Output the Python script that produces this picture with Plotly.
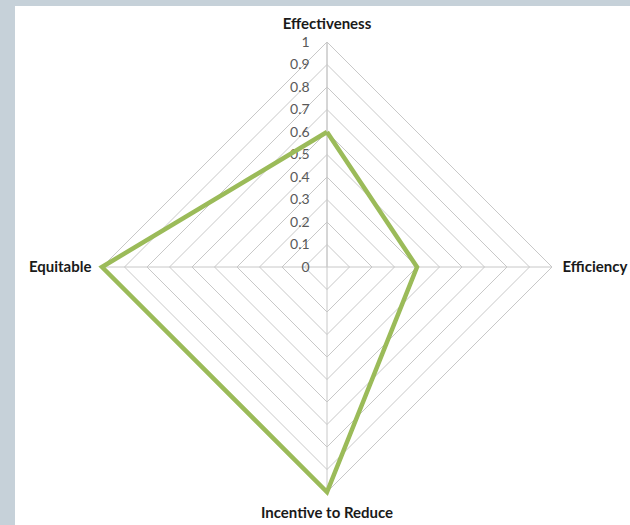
import plotly.graph_objects as go

# Criteria scored on a 0-1 scale
criteria = ["Effectiveness", "Efficiency", "Incentive to Reduce", "Equitable"]
scores = [0.6, 0.4, 1.0, 1.0]

# Radial scale ticks
tick_values = [0, 0.1, 0.2, 0.3, 0.4, 0.5, 0.6, 0.7, 0.8, 0.9, 1]
tick_labels = ["0", "0.1", "0.2", "0.3", "0.4", "0.5", "0.6", "0.7", "0.8", "0.9", "1"]

W, H = 630, 525
grid = "#c8c8c8"
cx, cy, rad = 327, 267, 225
pad = 8  # extra room so the thick outline is not clipped at the outer ring


def square_domain(r):
    return dict(x=[(cx - r) / W, (cx + r) / W],
                y=[(H - cy - r) / H, (H - cy + r) / H])


fig = go.Figure()
# grid subplot: same series, invisible, so the frame gets drawn
fig.add_trace(go.Scatterpolar(
    r=scores + scores[:1],
    theta=criteria + criteria[:1],
    mode="lines",
    line=dict(color="rgba(0,0,0,0)", width=0),
    subplot="polar",
    hoverinfo="skip",
    showlegend=False,
))
# overlay subplot: the visible outline
fig.add_trace(go.Scatterpolar(
    r=scores + scores[:1],
    theta=criteria + criteria[:1],
    mode="lines",
    line=dict(color="#9bbb59", width=4.5),
    subplot="polar2",
    hoverinfo="skip",
    showlegend=False,
))

fig.update_layout(
    width=W, height=H,
    margin=dict(l=0, r=0, t=0, b=0),
    paper_bgcolor="white",
    plot_bgcolor="white",
    showlegend=False,
    polar=dict(
        domain=square_domain(rad),
        bgcolor="white",
        gridshape="linear",
        radialaxis=dict(
            range=[0, 1],
            tickvals=tick_values,
            ticktext=tick_labels,
            angle=90,
            tickangle=90,
            side="counterclockwise",
            showline=True,
            linecolor=grid,
            linewidth=1,
            gridcolor=grid,
            gridwidth=1,
            ticks="outside",
            ticklen=12,
            tickcolor="rgba(0,0,0,0)",
            tickfont=dict(family="Lato", size=14, color="#595959"),
        ),
        angularaxis=dict(
            categoryarray=criteria,
            rotation=90,
            direction="clockwise",
            showline=True,
            linecolor=grid,
            linewidth=1,
            gridcolor=grid,
            ticks="outside",
            ticklen=7,
            tickcolor="rgba(0,0,0,0)",
            tickfont=dict(family="Lato", size=15, color="#1a1a1a", weight="bold"),
        ),
    ),
    # transparent overlay carrying the data outline on the same scale
    polar2=dict(
        domain=square_domain(rad + pad),
        bgcolor="rgba(0,0,0,0)",
        gridshape="linear",
        radialaxis=dict(range=[0, (rad + pad) / rad], visible=False),
        angularaxis=dict(
            categoryarray=criteria,
            rotation=90,
            direction="clockwise",
            visible=False,
        ),
    ),
    shapes=[
        dict(type="rect", xref="paper", yref="paper", x0=0, x1=15 / W, y0=0, y1=1,
             fillcolor="#c6d1d9", line=dict(width=0), layer="below"),
        dict(type="rect", xref="paper", yref="paper", x0=0, x1=1, y0=(H - 6) / H, y1=1,
             fillcolor="#c6d1d9", line=dict(width=0), layer="below"),
    ],
)

fig.write_html("out.html")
────────────────────────────────────────
• **TASK BRIEF**
With the pictures left out, restate word for word every line of the data above, from the first down to the line that contains "the outer ring".

• **REPLY**
Output the Python script that produces this picture with Plotly.
import plotly.graph_objects as go

# Criteria scored on a 0-1 scale
criteria = ["Effectiveness", "Efficiency", "Incentive to Reduce", "Equitable"]
scores = [0.6, 0.4, 1.0, 1.0]

# Radial scale ticks
tick_values = [0, 0.1, 0.2, 0.3, 0.4, 0.5, 0.6, 0.7, 0.8, 0.9, 1]
tick_labels = ["0", "0.1", "0.2", "0.3", "0.4", "0.5", "0.6", "0.7", "0.8", "0.9", "1"]

W, H = 630, 525
grid = "#c8c8c8"
cx, cy, rad = 327, 267, 225
pad = 8  # extra room so the thick outline is not clipped at the outer ring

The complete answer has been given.